Romania may be part of the EU but it is not part of the Euro currency zone. As such we found ourselves in more or less the middle of nowhere with no cash and no place willing to take credit cards. When we found an open bank we rejoiced that we could get some cash and proceeded to stand in line up for 20 minutes in 30 degrees Celsius heat. When it was finally my turn I produced my sweat soaked bills and passport and the guy typed in my information before looking at me with a stricken face.
Dude: Have you ever changed money here before.
Dude: Are you a customer
Dude starts to look panicked.This is not what he wants on a hot and dusty afternoon, a sweaty biker who has obviously not showered in 2 or 3 days who wants to change her money and had spent the day riding in mud.

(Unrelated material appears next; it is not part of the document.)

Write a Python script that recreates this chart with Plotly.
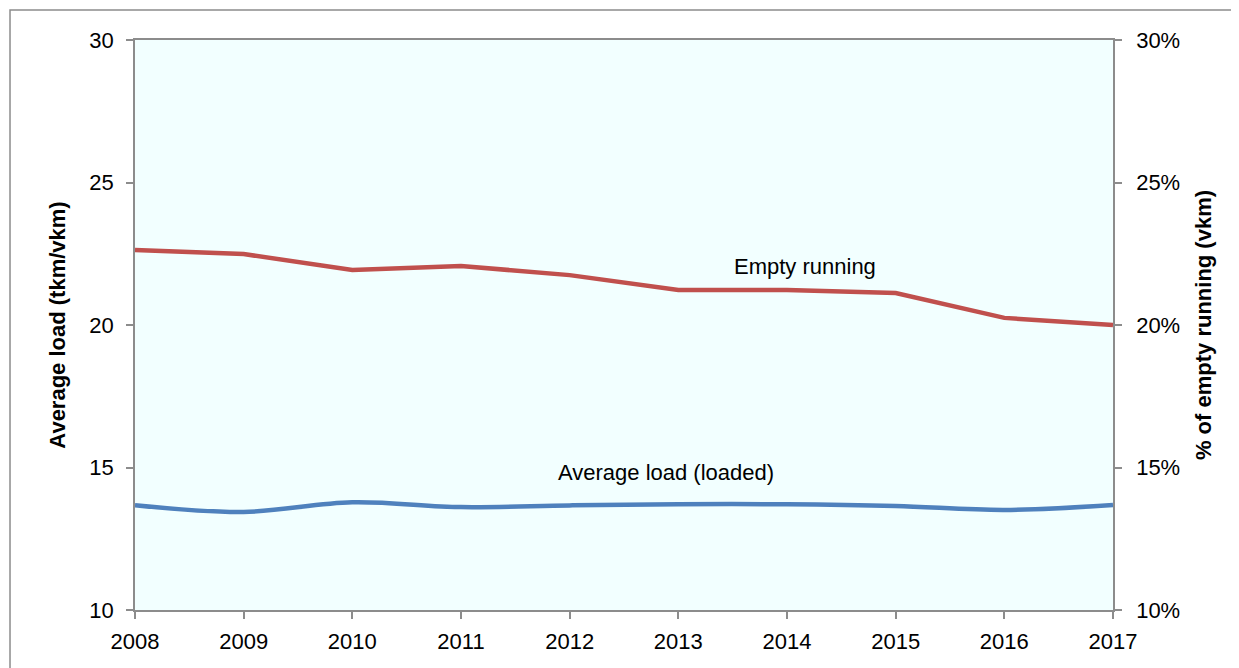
import plotly.graph_objects as go

years = [2008, 2009, 2010, 2011, 2012, 2013, 2014, 2015, 2016, 2017]
avg_load = [13.68, 13.44, 13.78, 13.61, 13.67, 13.71, 13.71, 13.65, 13.51, 13.68]
empty_running = [0.2263, 0.2249, 0.2193, 0.2207, 0.2175, 0.2123, 0.2123, 0.2112, 0.2025, 0.2000]

FONT = "Liberation Sans Narrow, Arial Narrow, Arial, Liberation Sans, sans-serif"
GREY = "#8c8c8c"

fig = go.Figure()
fig.add_trace(go.Scatter(
    x=years, y=avg_load, mode="lines", name="Average load (loaded)",
    line={"color": "#4F81BD", "width": 4.5, "shape": "spline", "smoothing": 1.0},
    yaxis="y", showlegend=False,
))
fig.add_trace(go.Scatter(
    x=years, y=empty_running, mode="lines", name="Empty running",
    line={"color": "#C0504D", "width": 4.5},
    yaxis="y2", showlegend=False,
))

axis_common = dict(
    showline=True, linecolor=GREY, linewidth=1.5, ticks="outside", ticklen=7,
    tickcolor=GREY, tickwidth=1.5, showgrid=False, zeroline=False,
    tickfont={"family": FONT, "size": 22, "color": "black"},
)

# page body adds an 8px offset, so the figure is 8px smaller and margins shifted
fig.update_layout(
    width=1231, height=660,
    margin={"l": 127, "r": 126, "t": 32, "b": 58, "autoexpand": False},
    paper_bgcolor="white",
    plot_bgcolor="#F2FFFF",
    font={"family": FONT, "size": 22, "color": "black"},
    xaxis=dict(axis_common, range=[2008, 2017], tickmode="array", tickvals=years,
               mirror=True, ticklabelstandoff=4),
    yaxis=dict(axis_common, range=[10, 30], dtick=5, tick0=10, ticklabelstandoff=8,
               title={"text": "<b>Average load (tkm/vkm)</b>",
                      "font": {"family": FONT, "size": 22}, "standoff": 18}),
    yaxis2=dict(axis_common, range=[0.10, 0.30], dtick=0.05, tick0=0.10,
                tickformat=".0%", overlaying="y", side="right", ticklabelstandoff=10,
                title={"text": "<b>% of empty running (vkm)</b>",
                       "font": {"family": FONT, "size": 22}, "standoff": 16}),
    annotations=[
        dict(x=2014.17, y=22.07, xref="x", yref="y", text="Empty running",
             showarrow=False, font={"family": FONT, "size": 22}),
        dict(x=2012.89, y=14.84, xref="x", yref="y", text="Average load (loaded)",
             showarrow=False, font={"family": FONT, "size": 22}),
    ],
    shapes=[
        dict(type="rect", xref="paper", yref="paper",
             x0=-0.1278, x1=1.3, y0=-0.3, y1=1.0526,
             line={"color": GREY, "width": 1.5}, layer="below"),
    ],
)

fig.write_html("out.html")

He then explains to me that I need to be a customer to change money at the bank. Did I want to go through that process. When I declared yes I did he took on the look of a hunted animal.
Dude: It will take a very long time to open this account for you.

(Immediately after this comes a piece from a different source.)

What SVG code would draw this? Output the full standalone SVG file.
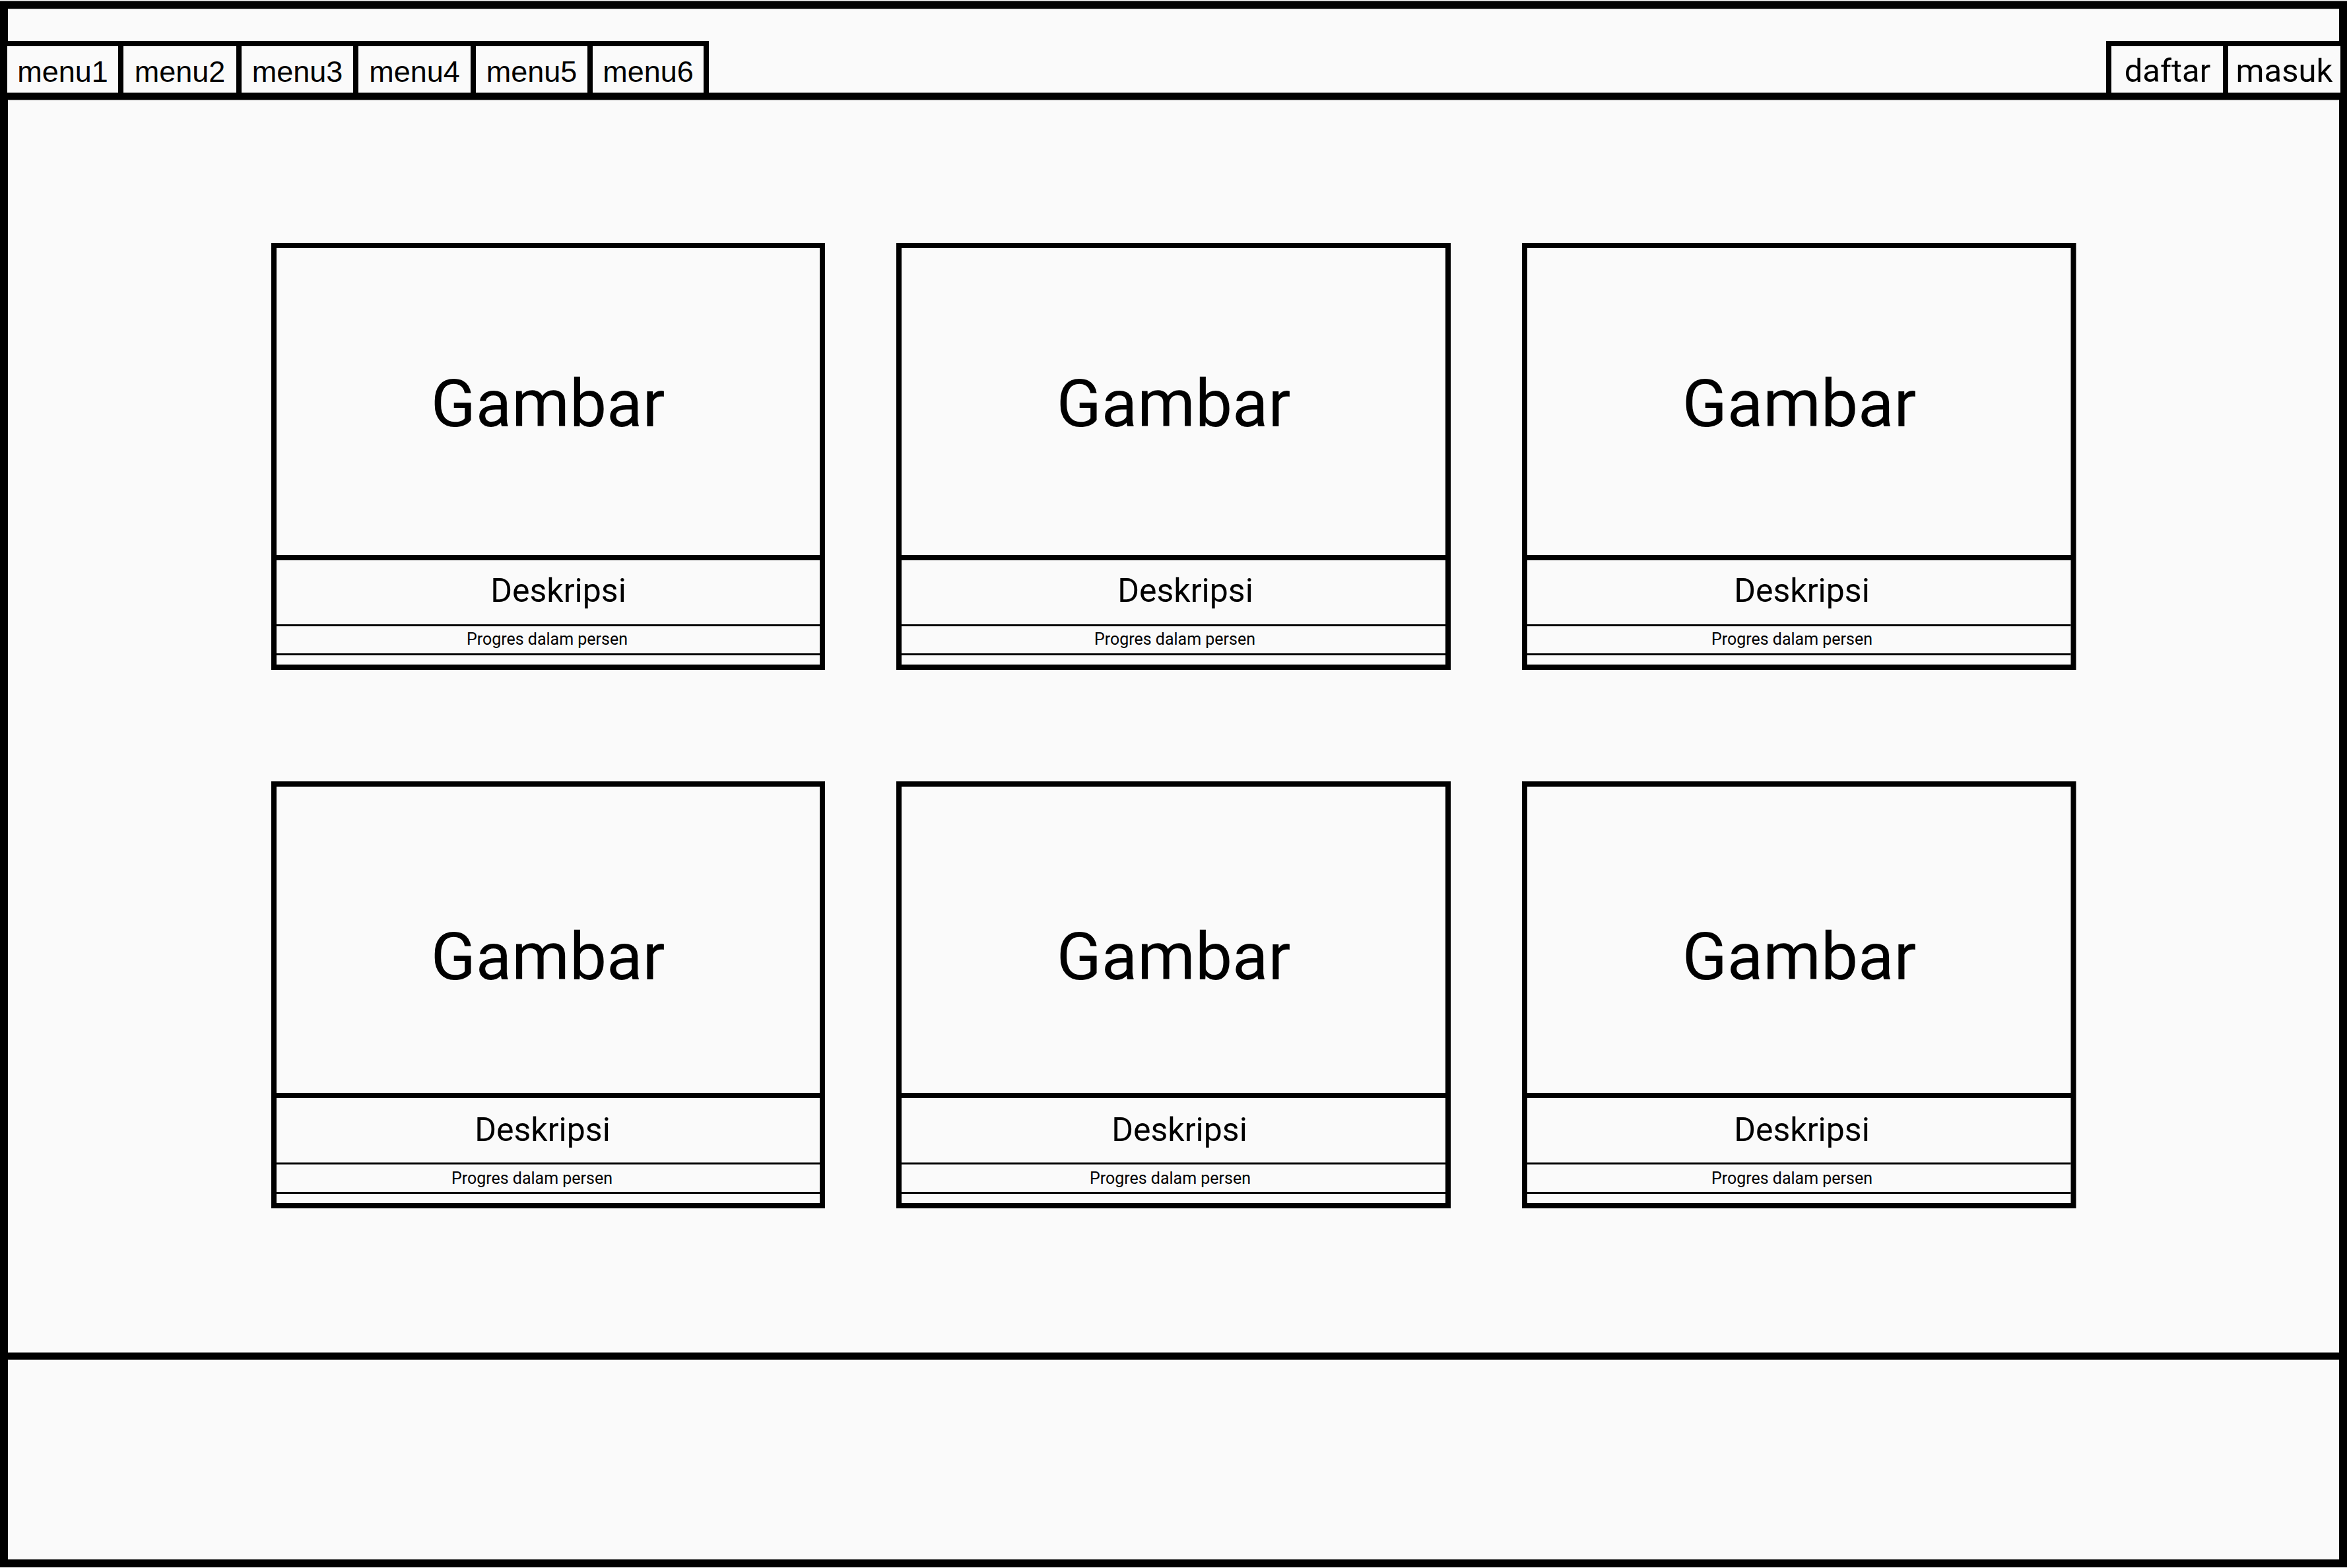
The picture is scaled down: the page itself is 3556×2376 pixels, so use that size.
<svg xmlns="http://www.w3.org/2000/svg" width="3556" height="2376" viewBox="0 0 3556 2376">
<style>
.bg{fill:#fafafa}
.frame{fill:#fafafa;stroke:#000;stroke-width:12}
.box{fill:#fafafa;stroke:#000;stroke-width:8}
.thick{stroke:#000;stroke-width:8;fill:none}
.hline{stroke:#000;stroke-width:11;fill:none}
.thin{stroke:#000;stroke-width:3;fill:none}
.menu{font-family:"Liberation Sans",Arial,sans-serif;font-size:45px;fill:#000;text-anchor:middle}
.auth{font-family:Roboto,"Noto Sans",sans-serif;font-size:49px;fill:#000;text-anchor:middle}
.gambar{font-family:Roboto,"Noto Sans",sans-serif;font-size:100px;fill:#000;text-anchor:middle}
.desk{font-family:Roboto,"Noto Sans",sans-serif;font-size:50px;fill:#000;text-anchor:middle}
.prog{font-family:Roboto,"Noto Sans",sans-serif;font-size:25px;fill:#000;text-anchor:middle}
</style>
<rect class="bg" x="0" y="0" width="3556" height="2376"/>
<g id="page">
<rect class="frame" x="6" y="7.5" width="3544" height="2361.5"/>
<line class="hline" x1="0" y1="2055" x2="3556" y2="2055"/>
</g>
<g id="menu1"><rect class="box" x="7" y="66" width="176" height="80"/><text class="menu" x="95" y="124">menu1</text></g>
<g id="menu2"><rect class="box" x="183" y="66" width="179" height="80"/><text class="menu" x="272.5" y="124">menu2</text></g>
<g id="menu3"><rect class="box" x="362" y="66" width="177" height="80"/><text class="menu" x="450.5" y="124">menu3</text></g>
<g id="menu4"><rect class="box" x="539" y="66" width="178" height="80"/><text class="menu" x="628" y="124">menu4</text></g>
<g id="menu5"><rect class="box" x="717" y="66" width="177" height="80"/><text class="menu" x="805.5" y="124">menu5</text></g>
<g id="menu6"><rect class="box" x="894" y="66" width="176" height="80"/><text class="menu" x="982" y="124">menu6</text></g>
<g id="daftar"><rect class="box" x="3195" y="66" width="177" height="80"/><text class="auth" x="3284" y="124">daftar</text></g>
<g id="masuk"><rect class="box" x="3372" y="66" width="178" height="80"/><text class="auth" x="3461" y="124">masuk</text></g>
<g id="header-line"><line class="hline" x1="0" y1="146" x2="3556" y2="146"/></g>

<g id="card1">
<rect class="box" x="415" y="372" width="831" height="639"/>
<line class="thick" x1="415" y1="845" x2="1246" y2="845"/>
<line class="thin" x1="419" y1="947.5" x2="1242" y2="947.5"/>
<line class="thin" x1="419" y1="991.5" x2="1242" y2="991.5"/>
<text class="gambar" x="830" y="646">Gambar</text>
<text class="desk" x="846" y="912">Deskripsi</text>
<text class="prog" x="829" y="977">Progres dalam persen</text>
</g>
<g id="card2">
<rect class="box" x="1362" y="372" width="832" height="639"/>
<line class="thick" x1="1362" y1="845" x2="2194" y2="845"/>
<line class="thin" x1="1366" y1="947.5" x2="2190" y2="947.5"/>
<line class="thin" x1="1366" y1="991.5" x2="2190" y2="991.5"/>
<text class="gambar" x="1778" y="646">Gambar</text>
<text class="desk" x="1796" y="912">Deskripsi</text>
<text class="prog" x="1780" y="977">Progres dalam persen</text>
</g>
<g id="card3">
<rect class="box" x="2310" y="372" width="831.5" height="639"/>
<line class="thick" x1="2310" y1="845" x2="3141.5" y2="845"/>
<line class="thin" x1="2314" y1="947.5" x2="3137.5" y2="947.5"/>
<line class="thin" x1="2314" y1="991.5" x2="3137.5" y2="991.5"/>
<text class="gambar" x="2726" y="646">Gambar</text>
<text class="desk" x="2730" y="912">Deskripsi</text>
<text class="prog" x="2715" y="977">Progres dalam persen</text>
</g>
<g id="card4">
<rect class="box" x="415" y="1188" width="831" height="639"/>
<line class="thick" x1="415" y1="1660" x2="1246" y2="1660"/>
<line class="thin" x1="419" y1="1763" x2="1242" y2="1763"/>
<line class="thin" x1="419" y1="1807.5" x2="1242" y2="1807.5"/>
<text class="gambar" x="830" y="1484">Gambar</text>
<text class="desk" x="822" y="1729">Deskripsi</text>
<text class="prog" x="806" y="1794">Progres dalam persen</text>
</g>
<g id="card5">
<rect class="box" x="1362" y="1188" width="832" height="639"/>
<line class="thick" x1="1362" y1="1660" x2="2194" y2="1660"/>
<line class="thin" x1="1366" y1="1763" x2="2190" y2="1763"/>
<line class="thin" x1="1366" y1="1807.5" x2="2190" y2="1807.5"/>
<text class="gambar" x="1778" y="1484">Gambar</text>
<text class="desk" x="1787" y="1729">Deskripsi</text>
<text class="prog" x="1773" y="1794">Progres dalam persen</text>
</g>
<g id="card6">
<rect class="box" x="2310" y="1188" width="831.5" height="639"/>
<line class="thick" x1="2310" y1="1660" x2="3141.5" y2="1660"/>
<line class="thin" x1="2314" y1="1763" x2="3137.5" y2="1763"/>
<line class="thin" x1="2314" y1="1807.5" x2="3137.5" y2="1807.5"/>
<text class="gambar" x="2726" y="1484">Gambar</text>
<text class="desk" x="2730" y="1729">Deskripsi</text>
<text class="prog" x="2715" y="1794">Progres dalam persen</text>
</g>
<g id="connectors"></g>
</svg>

Me: Fine, whatever, do you know where the next bank actually is?
Dude: I can change the money for you under the name of another customer instead if you like. And he offers me the biggest smile of the day.
Me: oooookaaaay, if you can do that.
Inside my head I was thinking I must have lived in Germany for far too long because that just seems dodgey to me.
Patrick slimes his way in to see what is taking so long, and when I told him the above story he confirmed my German take on things by making a strange sound. Dude must have understood what this sound meant, because he then beamed at Patrick and declared “No worries, I just used the account of my colleague instead.”
I wish I was able to record the look on Patrick’s face. Sadly I think the whole story may only truly be appreciated by my banking students in Germany.